まさかラストにアクションが展開されるなんて! も~、早く言ってよぉ~ (´∀`) ンモゥ!
ディーパンが戦う!


あと、パリ郊外の団地の“荒んだムード”はリアルに感じられてドキドキしたし、3人でピクニックに参加する場面は幸せそうで泣けてきたし、すっかりアウトなムードの元上官にディーパンがボコボコにされるくだりとかも「元兵士の苦悩」って感じで良かったですね~。ただ、ごめんなさい、ディーパンが地下室で酒に溺れる展開はちょっとウザかったです。一応、オチを書いておくと、無事にディーパンがヤリニを助け出すと、場面は変わって、子どもが産まれて幸福そうな3人が映って終わるんですけど…。これがなかなか現実味がない&その直前の襲撃中にディーパンが頭部に被弾するシーンがあったりもしたので、「もしかして…夢!? Σ(°д°;)」と思わなくもないものの! アタシ、あの3人は幸せに暮らしてるって信じてる、信じてる!槇原敬之さん風に)

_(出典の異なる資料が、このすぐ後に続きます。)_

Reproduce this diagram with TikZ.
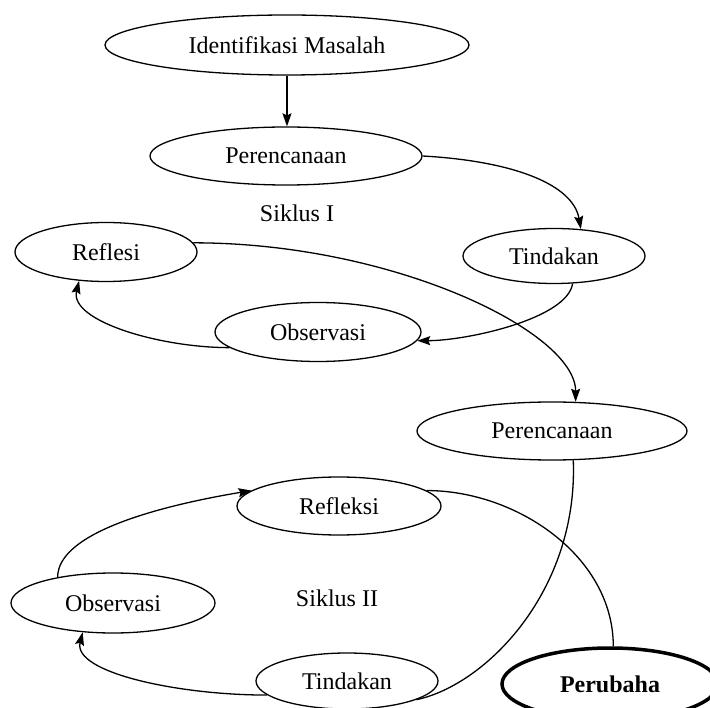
\documentclass[tikz,border=0pt]{standalone}
\usepackage{fontspec}
\setmainfont{Liberation Serif}
\usetikzlibrary{shapes.geometric,arrows.meta}
\begin{document}
\begin{tikzpicture}[x=1pt,y=-1pt,
  el/.style={ellipse,draw,line width=1.3pt,inner sep=0pt,font=\fontsize{24}{28}\selectfont},
  lbl/.style={font=\fontsize{24}{28}\selectfont},
  conn/.style={line width=1.3pt},
  arr/.style={conn,-{Stealth[length=13pt,width=9pt,inset=2pt]}}]
\useasboundingbox (0,0) rectangle (710,708);
\clip (0,0) rectangle (710,708);
\fill[white] (0,0) rectangle (710,708);
% Siklus I
\node[el,minimum width=364pt,minimum height=60pt] (idm) at (287,45) {Identifikasi Masalah};
\node[el,minimum width=272pt,minimum height=58pt] (per1) at (286,156) {Perencanaan};
\node[lbl] (sik1) at (297,213) {Siklus I};
\node[el,minimum width=182pt,minimum height=59pt] (ref1) at (106,252) {Reflesi};
\node[el,minimum width=182pt,minimum height=55pt] (tin1) at (554,256) {Tindakan};
\node[el,minimum width=206pt,minimum height=59pt] (obs1) at (318,332) {Observasi};
% Siklus II
\node[el,minimum width=270pt,minimum height=58pt] (per2) at (552,431) {Perencanaan};
\node[el,minimum width=204pt,minimum height=58pt] (ref2) at (339,506) {Refleksi};
\node[lbl] (sik2) at (337,598) {Siklus II};
\node[el,minimum width=204pt,minimum height=60pt] (obs2) at (113,603) {Observasi};
\node[el,minimum width=182pt,minimum height=56pt] (tin2) at (347,681) {Tindakan};
\node[ellipse,draw,line width=3.5pt,inner sep=0pt,minimum width=216pt,minimum height=72pt,
  font=\bfseries\fontsize{24}{28}\selectfont] (perub) at (610,684) {Perubaha};
% connectors
\draw[arr] (idm.south) -- (idm.south |- per1.north);
\draw[arr] (per1.east) .. controls +(90,5) and +(-8,-45) .. (tin1.45);
\draw[arr] (tin1.-56) .. controls +(-5,35) and +(50,0) .. (obs1.-5);
\draw[arr] (obs1.190) .. controls +(-70,0) and +(-10,40) .. (ref1.-133);
\draw[arr] (ref1.6) .. controls +(200,0) and +(0,-70) .. (per2.51);
\draw[conn] (per2.-54) .. controls +(5,130) and +(70,-15) .. (tin2.-15);
\draw[arr] (tin2.190) .. controls +(-90,0) and +(-10,40) .. (obs2.-136);
\draw[arr] (obs2.155) .. controls +(0,-45) and +(-90,15) .. (ref2.170);
\draw[conn] (ref2.10) .. controls +(90,0) and +(0,-90) .. (perub.85);
\end{tikzpicture}
\end{document}
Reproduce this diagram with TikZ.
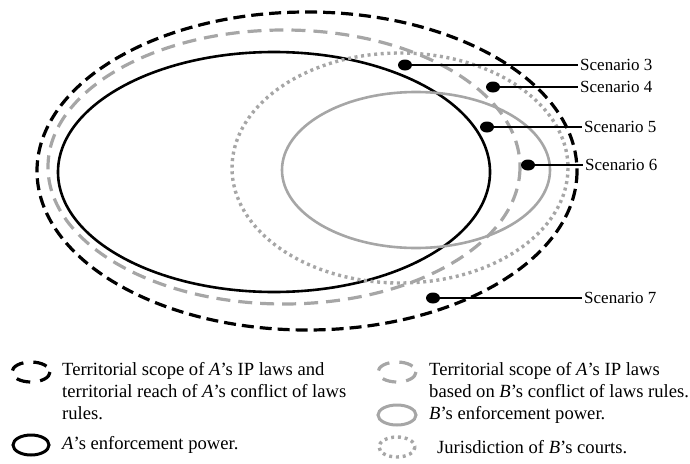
\documentclass[tikz,border=0pt]{standalone}
\usepackage{fontspec}
\setmainfont{Liberation Serif}
\usetikzlibrary{shapes.geometric}
\definecolor{lightgrey}{HTML}{A6A6A6}
\begin{document}
\begin{tikzpicture}[x=1pt,y=-1pt,
  reachA/.style={line width=3.2pt, dash pattern=on 12pt off 6pt},
  reachB/.style={line width=3.2pt, lightgrey, dash pattern=on 14pt off 8pt},
  powerA/.style={line width=2.6pt},
  powerB/.style={line width=2.6pt, lightgrey},
  courtsB/.style={line width=3.4pt, lightgrey, dash pattern=on 3pt off 3.6pt},
  scdot/.style={ellipse, fill, inner sep=0pt, minimum width=14pt, minimum height=11pt},
  sclabel/.style={anchor=west, inner sep=2pt, font=\fontsize{17}{20}\selectfont},
  legtext/.style={anchor=west, inner sep=0pt, align=left, font=\fontsize{18.6}{22}\selectfont}]
\useasboundingbox (0,0) rectangle (690,463);
% the five areas
\draw [reachA] (307,171) ellipse [x radius=270, y radius=159];
\draw [reachB] (284,167) ellipse [x radius=236, y radius=137];
\draw [powerA] (274,172) ellipse [x radius=216, y radius=120];
\draw [courtsB] (400,168) ellipse [x radius=168, y radius=115];
\draw [powerB] (416,170) ellipse [x radius=134, y radius=78];
% scenarios
\node (d3) [scdot] at (405,65) {};
\node (d4) [scdot] at (493,87) {};
\node (d5) [scdot] at (487,127) {};
\node (d6) [scdot] at (528,165) {};
\node (d7) [scdot] at (433,298) {};
\node (s3) [sclabel] at (578,65) {Scenario 3};
\node (s4) [sclabel] at (578,87) {Scenario 4};
\node (s5) [sclabel] at (582,127) {Scenario 5};
\node (s6) [sclabel] at (583,165) {Scenario 6};
\node (s7) [sclabel] at (582,298) {Scenario 7};
\foreach \i in {3,...,7}
  \draw [line width=2.5pt] (d\i.center) -- (s\i.west);
% legend
\draw [reachA, dash pattern=on 14pt off 10pt] (31,372) ellipse [x radius=19, y radius=10];
\draw [powerA, line width=3pt] (31,445) ellipse [x radius=18, y radius=10];
\draw [reachB, dash pattern=on 14pt off 10pt] (397,372) ellipse [x radius=19, y radius=10];
\draw [powerB, line width=3pt] (397,415) ellipse [x radius=19, y radius=10];
\draw [courtsB, dash pattern=on 3pt off 3.8pt] (397,447) ellipse [x radius=18, y radius=10];
\node (l1) [legtext, anchor=north west] at (62,362) {Territorial scope of \textit{A}’s IP laws and\\territorial reach of \textit{A}’s conflict of laws\\rules.};
\node (l2) [legtext] at (62,445) {\textit{A}’s enforcement power.};
\node (l3) [legtext, anchor=north west] at (429,362) {Territorial scope of \textit{A}’s IP laws\\based on \textit{B}’s conflict of laws rules.};
\node (l4) [legtext] at (429,415) {\textit{B}’s enforcement power.};
\node (l5) [legtext] at (437,447) {Jurisdiction of \textit{B}’s courts.};
\end{tikzpicture}
\end{document}
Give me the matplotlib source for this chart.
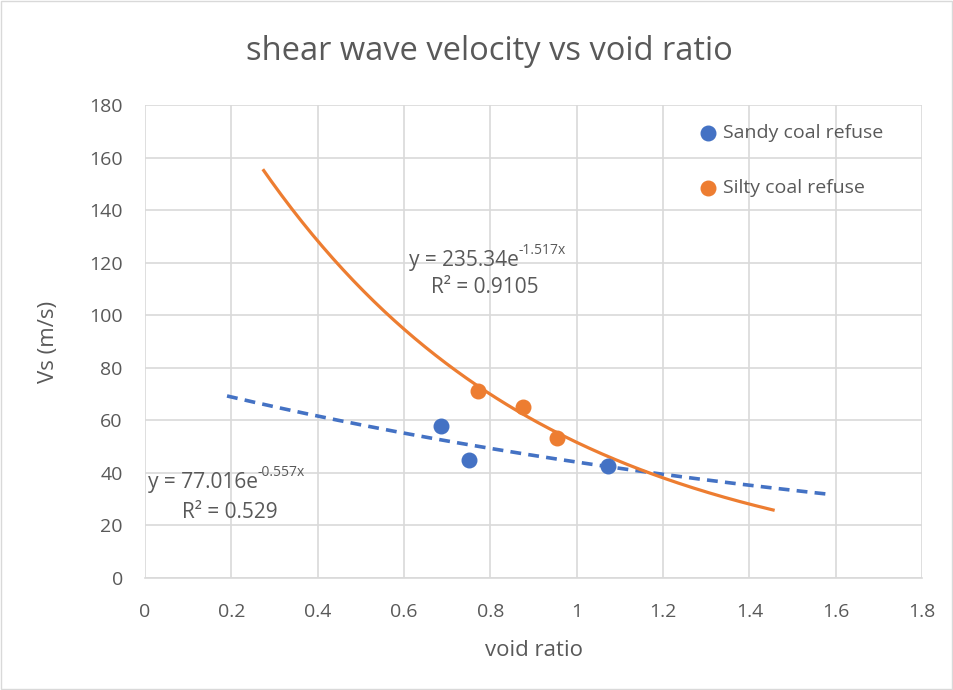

まぁ、こんな目に遭った松田鏡二さんも生きてたワケだし、「頭を撃ち抜かれる=死」という考え方が古いのかも(暴論)。
三角絞めでつかまえて-頭を撃ち抜かれる!

なんとなく宮崎吐夢さんの「私事」を貼っておきますね↓




その他、「主役を演じたアントニーターサン・ジェスターサンの『ガチの元少年兵&難民で今は作家』というプロフィールのスゴさ」とか「終盤はイラヤルの存在感が薄くなったのが残念」とか、書きたいことはあるんですが、長くなるので割愛! さすがは『預言者』の監督というか、意表を突かれて面白かったです (・∀・) ヨカッタ! 日本も他人事ではいられない難民問題とかについても考えさせられるので、気になる人は機会があったら観てみてくださいな。